*Data shown:*
↓

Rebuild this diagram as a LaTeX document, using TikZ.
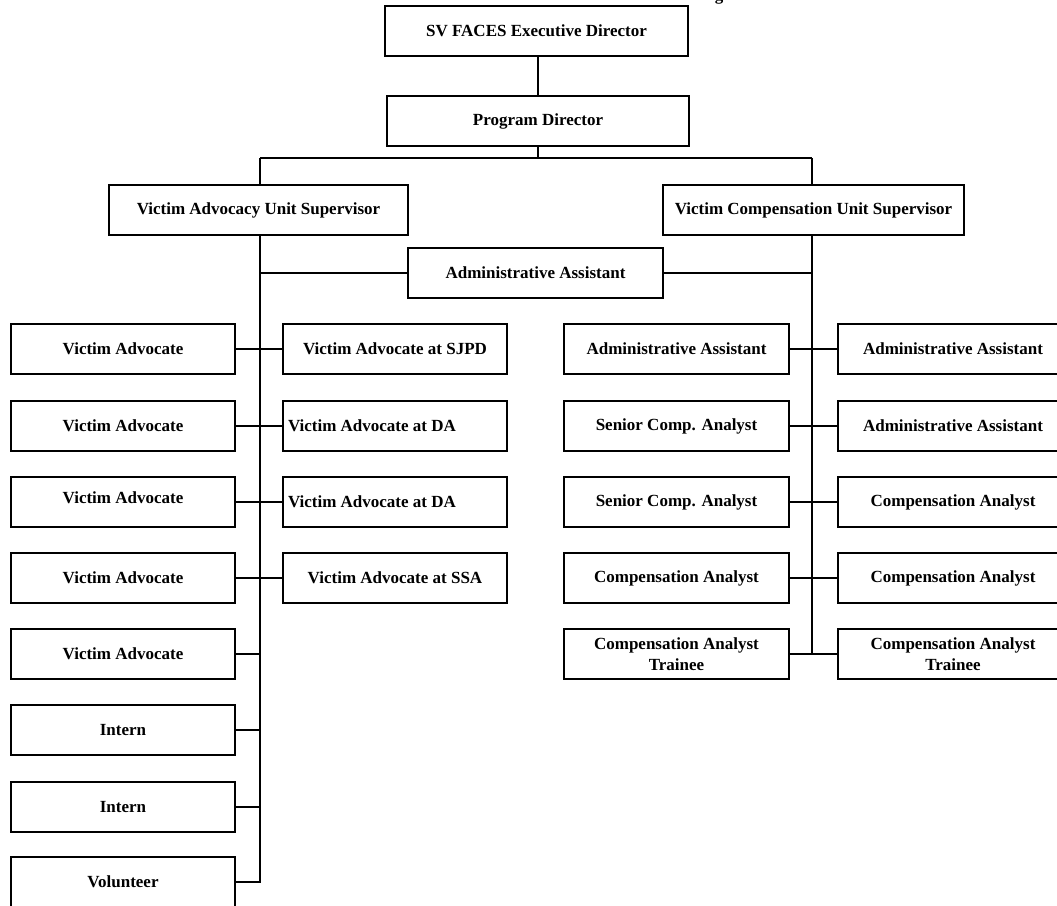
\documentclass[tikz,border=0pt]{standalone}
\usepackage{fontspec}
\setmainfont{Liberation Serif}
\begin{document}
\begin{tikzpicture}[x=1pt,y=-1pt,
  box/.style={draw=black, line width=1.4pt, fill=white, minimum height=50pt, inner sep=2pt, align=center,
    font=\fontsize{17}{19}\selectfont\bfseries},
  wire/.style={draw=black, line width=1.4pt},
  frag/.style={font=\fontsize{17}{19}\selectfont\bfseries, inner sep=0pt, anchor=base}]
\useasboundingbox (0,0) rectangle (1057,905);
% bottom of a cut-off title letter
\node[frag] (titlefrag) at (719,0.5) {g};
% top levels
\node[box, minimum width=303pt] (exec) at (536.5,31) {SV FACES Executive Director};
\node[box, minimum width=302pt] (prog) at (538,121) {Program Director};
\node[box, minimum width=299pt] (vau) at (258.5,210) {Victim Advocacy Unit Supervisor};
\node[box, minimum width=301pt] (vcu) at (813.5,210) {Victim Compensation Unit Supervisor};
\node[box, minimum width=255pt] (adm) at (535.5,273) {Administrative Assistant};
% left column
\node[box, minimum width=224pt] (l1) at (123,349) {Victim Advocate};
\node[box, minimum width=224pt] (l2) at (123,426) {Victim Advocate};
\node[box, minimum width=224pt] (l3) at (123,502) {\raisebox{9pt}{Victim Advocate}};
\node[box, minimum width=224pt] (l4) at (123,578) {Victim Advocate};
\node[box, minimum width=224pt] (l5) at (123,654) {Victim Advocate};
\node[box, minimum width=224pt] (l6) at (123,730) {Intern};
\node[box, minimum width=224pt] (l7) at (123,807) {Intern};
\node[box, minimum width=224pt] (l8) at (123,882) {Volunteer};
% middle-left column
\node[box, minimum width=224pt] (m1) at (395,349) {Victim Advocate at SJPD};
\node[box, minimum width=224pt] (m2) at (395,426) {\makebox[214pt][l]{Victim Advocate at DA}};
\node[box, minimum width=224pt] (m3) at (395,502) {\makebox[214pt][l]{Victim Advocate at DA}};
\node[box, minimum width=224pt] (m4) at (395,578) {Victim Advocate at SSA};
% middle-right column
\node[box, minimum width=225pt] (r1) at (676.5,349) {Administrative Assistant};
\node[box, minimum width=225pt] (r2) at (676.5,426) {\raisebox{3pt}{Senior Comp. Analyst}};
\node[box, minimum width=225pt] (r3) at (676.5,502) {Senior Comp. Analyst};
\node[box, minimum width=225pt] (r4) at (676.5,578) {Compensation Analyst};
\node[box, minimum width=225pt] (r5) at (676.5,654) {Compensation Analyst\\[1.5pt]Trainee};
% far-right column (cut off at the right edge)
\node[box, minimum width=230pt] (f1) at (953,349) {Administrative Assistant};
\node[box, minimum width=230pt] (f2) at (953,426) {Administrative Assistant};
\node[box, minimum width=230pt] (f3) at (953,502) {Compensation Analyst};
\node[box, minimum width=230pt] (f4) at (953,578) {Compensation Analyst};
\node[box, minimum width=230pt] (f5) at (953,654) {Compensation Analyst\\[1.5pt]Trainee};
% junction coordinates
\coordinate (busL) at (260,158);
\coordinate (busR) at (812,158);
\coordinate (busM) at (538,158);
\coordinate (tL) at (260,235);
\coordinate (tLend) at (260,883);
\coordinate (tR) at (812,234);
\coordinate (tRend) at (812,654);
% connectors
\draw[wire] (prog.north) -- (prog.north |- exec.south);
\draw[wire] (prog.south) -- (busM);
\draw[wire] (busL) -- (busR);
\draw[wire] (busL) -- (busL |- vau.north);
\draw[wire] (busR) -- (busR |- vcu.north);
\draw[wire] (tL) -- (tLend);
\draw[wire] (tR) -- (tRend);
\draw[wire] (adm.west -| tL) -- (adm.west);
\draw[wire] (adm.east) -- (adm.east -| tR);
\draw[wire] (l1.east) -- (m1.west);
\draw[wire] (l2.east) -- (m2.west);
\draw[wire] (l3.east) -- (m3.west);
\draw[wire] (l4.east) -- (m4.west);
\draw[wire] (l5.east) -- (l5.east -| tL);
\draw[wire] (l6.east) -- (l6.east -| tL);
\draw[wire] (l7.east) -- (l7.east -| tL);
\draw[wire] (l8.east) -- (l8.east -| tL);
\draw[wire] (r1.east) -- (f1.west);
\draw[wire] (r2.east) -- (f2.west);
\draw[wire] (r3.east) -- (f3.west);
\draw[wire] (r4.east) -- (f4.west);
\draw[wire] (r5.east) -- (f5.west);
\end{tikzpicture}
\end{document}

↑
↓

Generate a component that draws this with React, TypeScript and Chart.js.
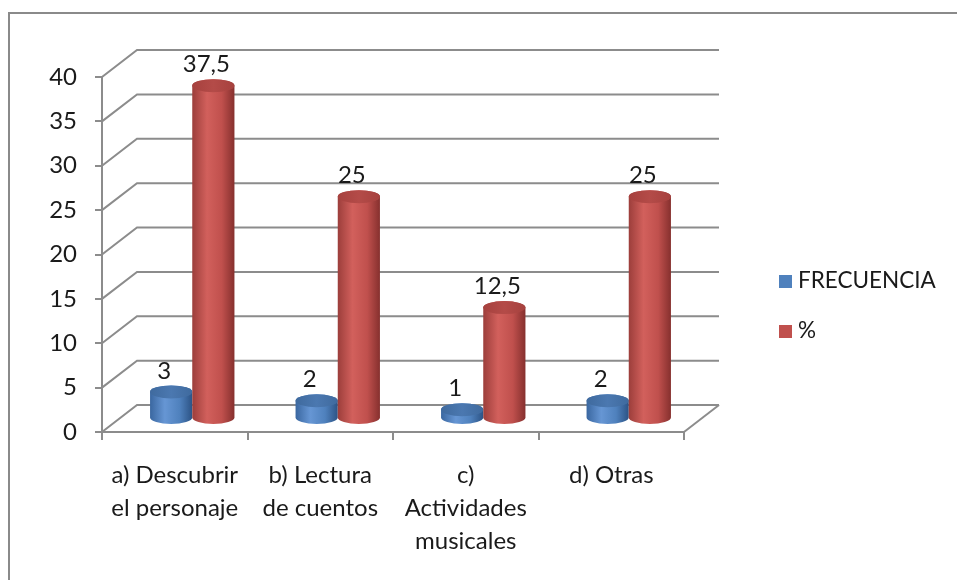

↑

*Task:* Report how many lines of the preceding records include "this". Output the number only.

*Solution below:* 2